TASK DESCRIPTION: Your task is to transcribe all of the data below exactly, omitting the images.

+ + + + +

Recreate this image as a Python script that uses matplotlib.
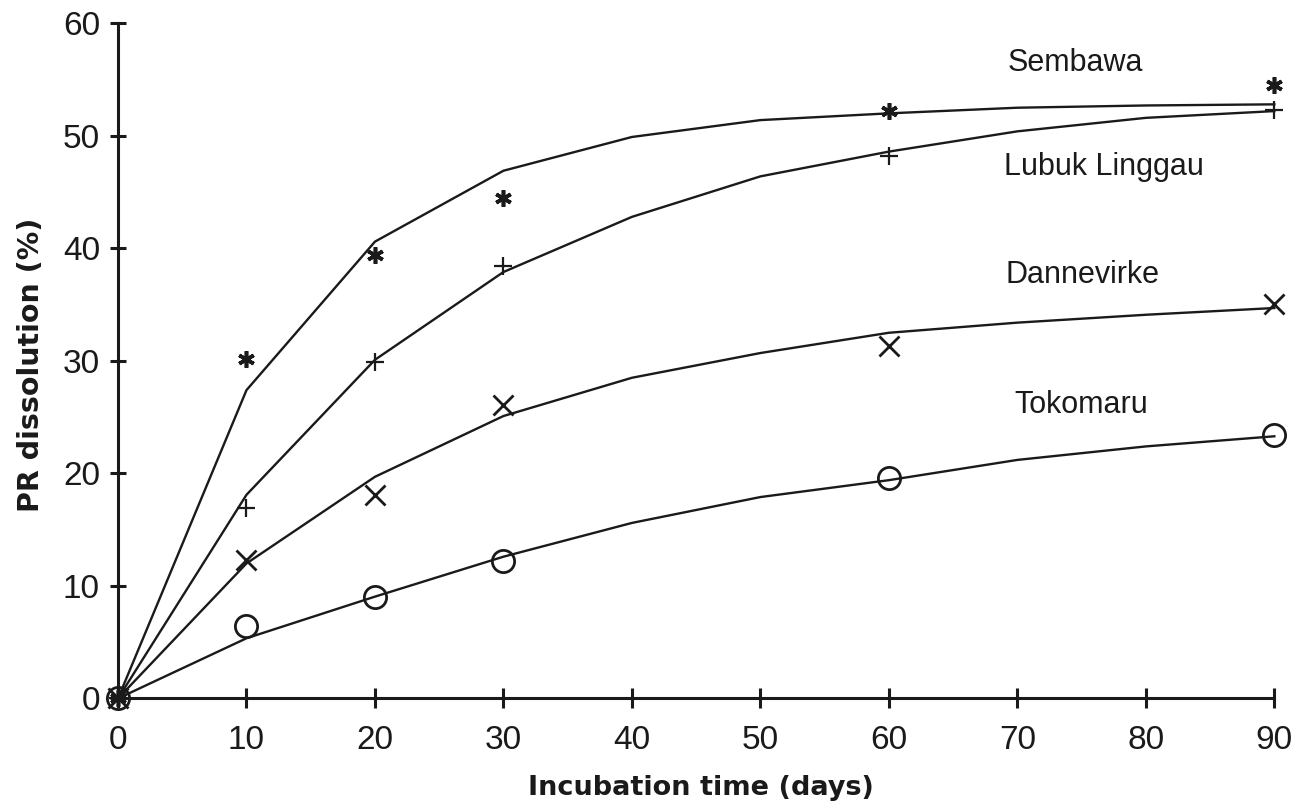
import matplotlib
matplotlib.use("Agg")
import matplotlib.pyplot as plt

# Incubation times (days)
days_obs = [0, 10, 20, 30, 60, 90]
days_fit = [0, 10, 20, 30, 40, 50, 60, 70, 80, 90]

# Measured PR dissolution (%)
sembawa_obs = [0, 30.2, 39.4, 44.5, 52.2, 54.5]
lubuk_obs = [0, 16.9, 29.9, 38.4, 48.2, 52.3]
dannevirke_obs = [0, 12.3, 18.1, 26.1, 31.3, 35.1]
tokomaru_obs = [0, 6.4, 9.05, 12.2, 19.6, 23.4]

# Fitted dissolution curves (%)
sembawa_fit = [0, 27.4, 40.6, 46.9, 49.9, 51.4, 52.0, 52.5, 52.7, 52.8]
lubuk_fit = [0, 18.1, 30.1, 37.9, 42.8, 46.4, 48.6, 50.4, 51.6, 52.2]
dannevirke_fit = [0, 12.0, 19.7, 25.1, 28.5, 30.7, 32.5, 33.4, 34.1, 34.7]
tokomaru_fit = [0, 5.35, 9.05, 12.6, 15.6, 17.9, 19.4, 21.2, 22.4, 23.3]

soil_names = ["Sembawa", "Lubuk Linggau", "Dannevirke", "Tokomaru"]
label_x = [74.5, 76.7, 75.1, 75.0]
label_y = [56.5, 47.2, 37.6, 26.1]

x_ticks = [0, 10, 20, 30, 40, 50, 60, 70, 80, 90]
y_ticks = [0, 10, 20, 30, 40, 50, 60]

ink = "#1a1a1a"
tick_font = "Liberation Sans"

fig = plt.figure(figsize=(13.01, 8.10), dpi=100)
ax = fig.add_axes([0.0907, 0.1377, 0.8888, 0.8335])

series = [
    (sembawa_fit, sembawa_obs, dict(marker=(6, 2, 0), ms=12, mew=2.6)),
    (lubuk_fit, lubuk_obs, dict(marker="+", ms=13, mew=1.6)),
    (dannevirke_fit, dannevirke_obs, dict(marker="x", ms=14, mew=2.0)),
    (tokomaru_fit, tokomaru_obs, dict(marker="o", ms=16, mew=2.0, mfc="none")),
]

for fit, obs, mk in series:
    ax.plot(days_fit, fit, color=ink, lw=1.7, clip_on=False, zorder=3)
    ax.plot(days_obs, obs, ls="none", color=ink, mec=ink, clip_on=False,
            zorder=4, **mk)

for name, lx, ly in zip(soil_names, label_x, label_y):
    ax.text(lx, ly, name, ha="center", va="center", fontsize=22,
            family=tick_font, color=ink)

ax.set_xlim(0, 90)
ax.set_ylim(0, 60)
ax.set_xticks(x_ticks)
ax.set_yticks(y_ticks)

for side in ("top", "right"):
    ax.spines[side].set_visible(False)
for side in ("left", "bottom"):
    ax.spines[side].set_linewidth(2.2)
    ax.spines[side].set_color(ink)

ax.tick_params(axis="both", direction="inout", width=2.2, color=ink,
               labelcolor=ink, labelsize=24)
ax.tick_params(axis="y", length=12, pad=7)
ax.tick_params(axis="x", length=14, pad=12)
for lab in ax.get_xticklabels() + ax.get_yticklabels():
    lab.set_family(tick_font)

fig.text(0.539, 0.027, "Incubation time (days)", ha="center", va="center",
         fontsize=19.5, family="DejaVu Sans", weight="bold", color=ink)
fig.text(0.024, 0.55, "PR dissolution (%)", ha="center", va="center",
         rotation=90, fontsize=20.5, family="DejaVu Sans", weight="bold",
         color=ink)

fig.savefig("out.png", dpi=100, facecolor="white")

+ + + + +

RESULT OF THIS TASK:
Recreate this image as a Python script that uses matplotlib.
import matplotlib
matplotlib.use("Agg")
import matplotlib.pyplot as plt

# Incubation times (days)
days_obs = [0, 10, 20, 30, 60, 90]
days_fit = [0, 10, 20, 30, 40, 50, 60, 70, 80, 90]

# Measured PR dissolution (%)
sembawa_obs = [0, 30.2, 39.4, 44.5, 52.2, 54.5]
lubuk_obs = [0, 16.9, 29.9, 38.4, 48.2, 52.3]
dannevirke_obs = [0, 12.3, 18.1, 26.1, 31.3, 35.1]
tokomaru_obs = [0, 6.4, 9.05, 12.2, 19.6, 23.4]

# Fitted dissolution curves (%)
sembawa_fit = [0, 27.4, 40.6, 46.9, 49.9, 51.4, 52.0, 52.5, 52.7, 52.8]
lubuk_fit = [0, 18.1, 30.1, 37.9, 42.8, 46.4, 48.6, 50.4, 51.6, 52.2]
dannevirke_fit = [0, 12.0, 19.7, 25.1, 28.5, 30.7, 32.5, 33.4, 34.1, 34.7]
tokomaru_fit = [0, 5.35, 9.05, 12.6, 15.6, 17.9, 19.4, 21.2, 22.4, 23.3]

soil_names = ["Sembawa", "Lubuk Linggau", "Dannevirke", "Tokomaru"]
label_x = [74.5, 76.7, 75.1, 75.0]
label_y = [56.5, 47.2, 37.6, 26.1]

x_ticks = [0, 10, 20, 30, 40, 50, 60, 70, 80, 90]
y_ticks = [0, 10, 20, 30, 40, 50, 60]

ink = "#1a1a1a"
tick_font = "Liberation Sans"

fig = plt.figure(figsize=(13.01, 8.10), dpi=100)
ax = fig.add_axes([0.0907, 0.1377, 0.8888, 0.8335])

series = [
    (sembawa_fit, sembawa_obs, dict(marker=(6, 2, 0), ms=12, mew=2.6)),
    (lubuk_fit, lubuk_obs, dict(marker="+", ms=13, mew=1.6)),
    (dannevirke_fit, dannevirke_obs, dict(marker="x", ms=14, mew=2.0)),
    (tokomaru_fit, tokomaru_obs, dict(marker="o", ms=16, mew=2.0, mfc="none")),
]

for fit, obs, mk in series:
    ax.plot(days_fit, fit, color=ink, lw=1.7, clip_on=False, zorder=3)
    ax.plot(days_obs, obs, ls="none", color=ink, mec=ink, clip_on=False,
            zorder=4, **mk)

for name, lx, ly in zip(soil_names, label_x, label_y):
    ax.text(lx, ly, name, ha="center", va="center", fontsize=22,
            family=tick_font, color=ink)

ax.set_xlim(0, 90)
ax.set_ylim(0, 60)
ax.set_xticks(x_ticks)
ax.set_yticks(y_ticks)

for side in ("top", "right"):
    ax.spines[side].set_visible(False)
for side in ("left", "bottom"):
    ax.spines[side].set_linewidth(2.2)
    ax.spines[side].set_color(ink)

ax.tick_params(axis="both", direction="inout", width=2.2, color=ink,
               labelcolor=ink, labelsize=24)
ax.tick_params(axis="y", length=12, pad=7)
ax.tick_params(axis="x", length=14, pad=12)
for lab in ax.get_xticklabels() + ax.get_yticklabels():
    lab.set_family(tick_font)

fig.text(0.539, 0.027, "Incubation time (days)", ha="center", va="center",
         fontsize=19.5, family="DejaVu Sans", weight="bold", color=ink)
fig.text(0.024, 0.55, "PR dissolution (%)", ha="center", va="center",
         rotation=90, fontsize=20.5, family="DejaVu Sans", weight="bold",
         color=ink)

fig.savefig("out.png", dpi=100, facecolor="white")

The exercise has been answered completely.